人と人、地域とキャンパス、世界を繋ぐ地(知)の拠点
共愛学園は、133年の歴史を誇る子ども園から大学までを有する総合学園で、その一翼を担う共愛学園前橋国際大学はGLOCALな人材育成を目指し、(GLOBAL+LOCAL)地学一体となった取組で注目を集めている。アクティブラーニング、キャンパスライフの拠点となっている「4号館KYOAI COMMONS(以下COMMONS)」(乾久美子建築設計事務所)に加え、さらなる教育環境・学生生活の向上、大学の事務・運営機能の集約・充実を図るために、「学習の場」「集い・交流の場」と「事務機能」を一体化した新たな建築を求めて、建築家の倉田直道さんがアドバイザーとして参画した指名プロポーザルが行われた。計画地はサクラ並木の美しい「キャンパスモール」の始点、COMMONSと広場を挟んで並ぶ関係にある。既存の大学の中枢機能がある事務棟(1号館)は、この軸の終点に位置していたが、今回キャンパスの奥から玄関口に移転するにあたり、地域とキャンパスの結節点として、人々を繋ぎ、流れを生み出す裏表なく全方向に開いた建築必要だと考えた。
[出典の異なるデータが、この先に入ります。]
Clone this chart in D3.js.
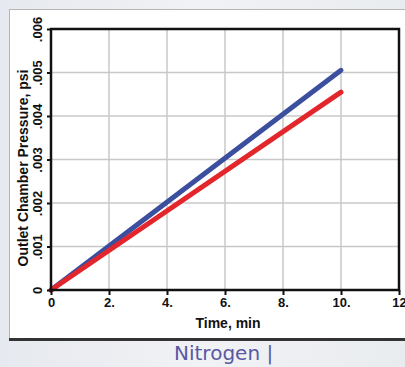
<!DOCTYPE html>
<html>
<head>
<meta charset="utf-8">
<script src="https://cdn.jsdelivr.net/npm/d3@7"></script>
<style>
  html, body { margin: 0; padding: 0; }
  body { width: 405px; height: 367px; overflow: hidden; }
  svg { display: block; }
  .tick-label { font-family: "Liberation Sans Narrow", "Arial Narrow", sans-serif; font-weight: bold; font-size: 13px; fill: #111; }
  .axis-title { font-family: "Liberation Sans", Arial, sans-serif; font-weight: bold; fill: #111; }
  .grid line { stroke: #c8c8c8; stroke-width: 1.5; }
  .caption { font-family: "DejaVu Sans", sans-serif; font-size: 20px; fill: #5a58a2; }
</style>
</head>
<body>
<script>
// Data
const time = [0, 10];
const blueSeries = [0, 0.00505];
const redSeries = [0, 0.00455];
const xTicks = [0, 2, 4, 6, 8, 10, 12];
const xTickLabels = ["0", "2.", "4.", "6.", "8.", "10.", "12"];
const yTicks = [0, 0.001, 0.002, 0.003, 0.004, 0.005, 0.006];
const yTickLabels = ["0", ".001", ".002", ".003", ".004", ".005", ".006"];

const width = 405;
const height = 367;

const svg = d3.select("body").append("svg")
  .attr("width", width)
  .attr("height", height);

// background outside the frame
const bg = svg.append("defs").append("linearGradient")
  .attr("id", "bg").attr("x1", 0).attr("y1", 0).attr("x2", 1).attr("y2", 0);
bg.append("stop").attr("offset", "0%").attr("stop-color", "#e6e9ef");
bg.append("stop").attr("offset", "50%").attr("stop-color", "#f1f2f5");
bg.append("stop").attr("offset", "100%").attr("stop-color", "#e9ecef");

svg.append("rect")
  .attr("width", width).attr("height", height)
  .attr("fill", "url(#bg)");

// white frame holding the chart
svg.append("rect")
  .attr("x", 9.5).attr("y", 9.5)
  .attr("width", width).attr("height", 329)
  .attr("fill", "#fff")
  .attr("stroke", "#b5b5b5");

svg.append("line")
  .attr("x1", 9).attr("x2", width)
  .attr("y1", 339.5).attr("y2", 339.5)
  .attr("stroke", "#333").attr("stroke-width", 3);

const x = d3.scaleLinear().domain([0, 12]).range([51, 399]);
const y = d3.scaleLinear().domain([0, 0.006]).range([290, 29]);

// grid
const grid = svg.append("g").attr("class", "grid");
grid.selectAll(".vx")
  .data(xTicks.slice(1, -1))
  .join("line")
  .attr("x1", d => x(d)).attr("x2", d => x(d))
  .attr("y1", y(0)).attr("y2", y(0.006));
grid.selectAll(".hy")
  .data(yTicks.slice(1, -1))
  .join("line")
  .attr("x1", x(0)).attr("x2", x(12))
  .attr("y1", d => y(d)).attr("y2", d => y(d));

// lines
const line = d3.line()
  .x(d => x(d[0]))
  .y(d => y(d[1]));

svg.append("path")
  .datum(d3.zip(time, blueSeries))
  .attr("d", line)
  .attr("fill", "none")
  .attr("stroke", "#3b4f9e")
  .attr("stroke-width", 5)
  .attr("stroke-linecap", "round");

svg.append("path")
  .datum(d3.zip(time, redSeries))
  .attr("d", line)
  .attr("fill", "none")
  .attr("stroke", "#e3262b")
  .attr("stroke-width", 5)
  .attr("stroke-linecap", "round");

// plot border
svg.append("rect")
  .attr("x", x(0)).attr("y", y(0.006))
  .attr("width", x(12) - x(0))
  .attr("height", y(0) - y(0.006))
  .attr("fill", "none")
  .attr("stroke", "#111")
  .attr("stroke-width", 2.5);

// x axis ticks
const xAxis = svg.append("g").attr("transform", `translate(0,${y(0)})`)
  .call(d3.axisBottom(x).tickValues(xTicks).tickSize(5).tickFormat((d, i) => xTickLabels[i]));
xAxis.select(".domain").remove();
xAxis.selectAll(".tick line").attr("stroke", "#111").attr("stroke-width", 2);
xAxis.selectAll(".tick text")
  .attr("class", "tick-label")
  .attr("y", 8);

// y axis ticks, labels rotated
const yAxis = svg.append("g").attr("transform", `translate(${x(0)},0)`)
  .call(d3.axisLeft(y).tickValues(yTicks).tickSize(4).tickFormat((d, i) => yTickLabels[i]));
yAxis.select(".domain").remove();
yAxis.selectAll(".tick line").attr("stroke", "#111").attr("stroke-width", 2);
yAxis.selectAll(".tick text")
  .attr("class", "tick-label")
  .attr("x", null).attr("dy", null)
  .attr("text-anchor", "middle")
  .attr("transform", "translate(-9,0) rotate(-90)");

// titles
svg.append("text")
  .attr("class", "axis-title")
  .attr("x", 228).attr("y", 328)
  .attr("text-anchor", "middle")
  .style("font-size", "14px")
  .text("Time, min");

svg.append("text")
  .attr("class", "axis-title")
  .attr("transform", "translate(28,168) rotate(-90)")
  .attr("text-anchor", "middle")
  .style("font-size", "14px")
  .text("Outlet Chamber Pressure, psi");

svg.append("text")
  .attr("class", "caption")
  .attr("x", 174).attr("y", 360)
  .text("Nitrogen |");
</script>
</body>
</html>
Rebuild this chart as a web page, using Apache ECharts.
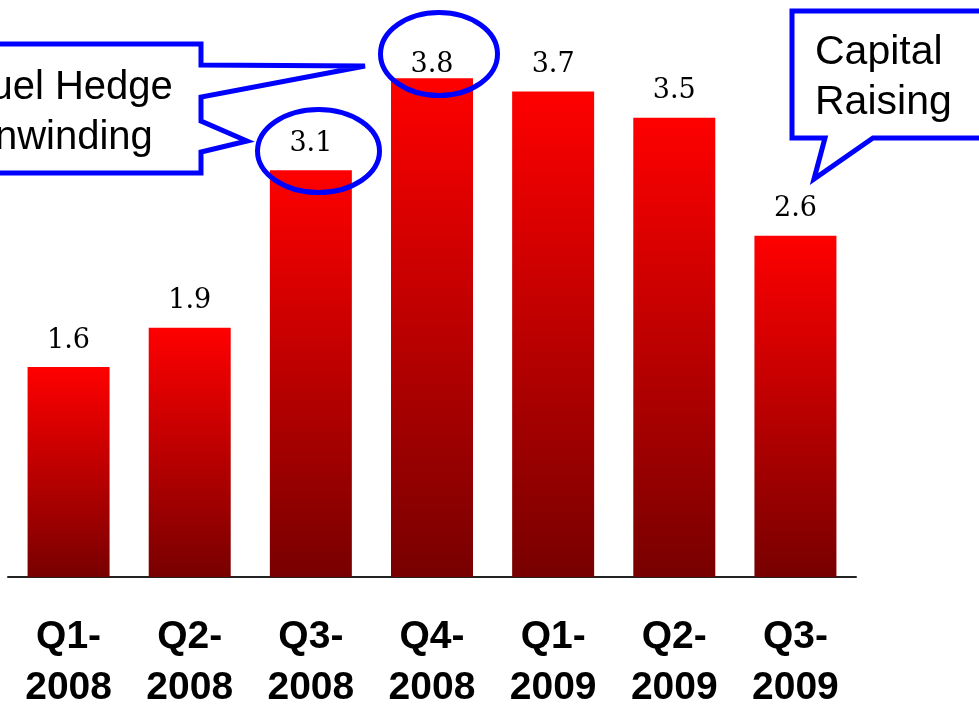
<!DOCTYPE html>
<html>
<head>
<meta charset="utf-8">
<script src="https://cdn.jsdelivr.net/npm/echarts@6/dist/echarts.min.js"></script>
<style>
html,body{margin:0;padding:0;background:#fff;}
#chart{width:979px;height:705px;}
</style>
</head>
<body>
<div id="chart"></div>
<script>
const categories = ['Q1-\n2008','Q2-\n2008','Q3-\n2008','Q4-\n2008','Q1-\n2009','Q2-\n2009','Q3-\n2009'];
const values = [1.6, 1.9, 3.1, 3.8, 3.7, 3.5, 2.6];
const fuelText = 'Fuel Hedge\nUnwinding';
const capitalText = 'Capital\nRaising';

const chart = echarts.init(document.getElementById('chart'));
const blue = '#0000ff';
const seriesData = values.map((v, i) => i === 3 ? {value: v, label: {distance: 0}} : v);
const option = {
  animation: false,
  backgroundColor: '#fff',
  grid: {left: 8, right: 123, top: 52, bottom: 128, containLabel: false, outerBoundsMode: 'none'},
  xAxis: {
    type: 'category',
    data: categories,
    axisLine: {lineStyle: {color: '#222', width: 2}},
    axisTick: {show: false},
    axisLabel: {
      color: '#000', fontFamily: 'Liberation Sans, Arial, sans-serif',
      fontWeight: 'bold', fontSize: 39, lineHeight: 51, margin: 35, interval: 0
    }
  },
  yAxis: {
    type: 'value', min: 0, max: 4, show: false, splitLine: {show: false}
  },
  series: [{
    type: 'bar',
    data: seriesData,
    barWidth: 82,
    itemStyle: {
      color: new echarts.graphic.LinearGradient(0, 0, 0, 1, [
        {offset: 0, color: '#ff0000'},
        {offset: 1, color: '#780000'}
      ])
    },
    label: {
      show: true, position: 'top', distance: 13,
      color: '#000', fontFamily: 'DejaVu Serif, serif', fontSize: 27
    }
  }],
  graphic: [
    {
      type: 'polygon', z: 100,
      shape: {points: [[-10,44],[201,44],[201,65],[365,66],[201,97],[201,121],[247,141],[201,152],[201,173],[-10,173]]},
      style: {fill: '#fff', stroke: blue, lineWidth: 5, lineJoin: 'miter'}
    },
    {
      type: 'text', z: 101, left: -34, top: 63,
      style: {text: fuelText, fill: '#000', font: '40px "Liberation Sans", Arial, sans-serif', lineHeight: 50}
    },
    {
      type: 'polygon', z: 100,
      shape: {points: [[792,11],[990,11],[990,138],[873,138],[814,179],[825,138],[792,138]]},
      style: {fill: '#fff', stroke: blue, lineWidth: 5, lineJoin: 'miter'}
    },
    {
      type: 'text', z: 101, left: 815, top: 28,
      style: {text: capitalText, fill: '#000', font: '41px "Liberation Sans", Arial, sans-serif', lineHeight: 50}
    },
    {
      type: 'ellipse', z: 100,
      shape: {cx: 439, cy: 54, rx: 58.5, ry: 41.5},
      style: {fill: 'none', stroke: blue, lineWidth: 5}
    },
    {
      type: 'ellipse', z: 100,
      shape: {cx: 318.5, cy: 151, rx: 61, ry: 41.5},
      style: {fill: 'none', stroke: blue, lineWidth: 5}
    }
  ]
};
chart.setOption(option);
</script>
</body>
</html>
さまざまなアプローチ、景観などから、建物の四隅には特徴的な「4つの顔」が浮かび上がる。
新たなキャンパスの顔となる「キャンパスゲート」は、交差点に向かって高く伸びる屋根と木仕上げの軒が来校者を迎え入れる。「アクティビティテラス」は、人々が自由に佇めるよう傾斜させた広場とホールを繋ぐ空間であり、ステージとして文化祭などのイベントにも利用できる。「サクラエントランス」は、大学のブランドや学生の活動をアピールする場であり、車寄せのキャノピーは、COMMONSと接続する雨に濡れない動線でもある。「グリーンテラス」は、緑豊かなランドスケープで、事務のワークプレイスと道路の緩衝緑地であり、このテラスに面した吹き抜けのフレキシブルワーキングエリア(FWA)を介して職員同士が交流し、クリエイティブな連携を誘発する。
それら「4つの顔」とホールに加えて、企業とのコラボレーションや多様な活動を支える「プロジェクトルーム」を配置した。その境界は、建具を開け放てば、フレキシブルラーニングエリア(FLA)と一体になり活動が滲み出す。
そして、ワークプレイスとFLAとの緩やかな関係をつくり出す、受付カウンターやベンチ・書架と建具の組み合わせや、段状のデッキや手すりと一体となったカウンターデスクなど、家具以上建築未満のエレメントを「ミドルスケール」と捉え、あらゆる場所が多様なアクティビティを誘発させる設えとした。
この大学では、地域と大学と世界をボーダレスに横断し、学生・教員・職員の垣根なく、すべての境界を解き放ち、さまざまなイノベーションを生み出している。地域の人がいつの間にか足を踏み入れてしまう気軽さと、ガラス張りの役員室の横を学生が通り抜ける自由さ、すべての人にとって出会いときっかけに満ちたこの空間が、これまで以上に、地域にひらかれ、世界に発信するGLOCALな大学の拠点となることを期待している。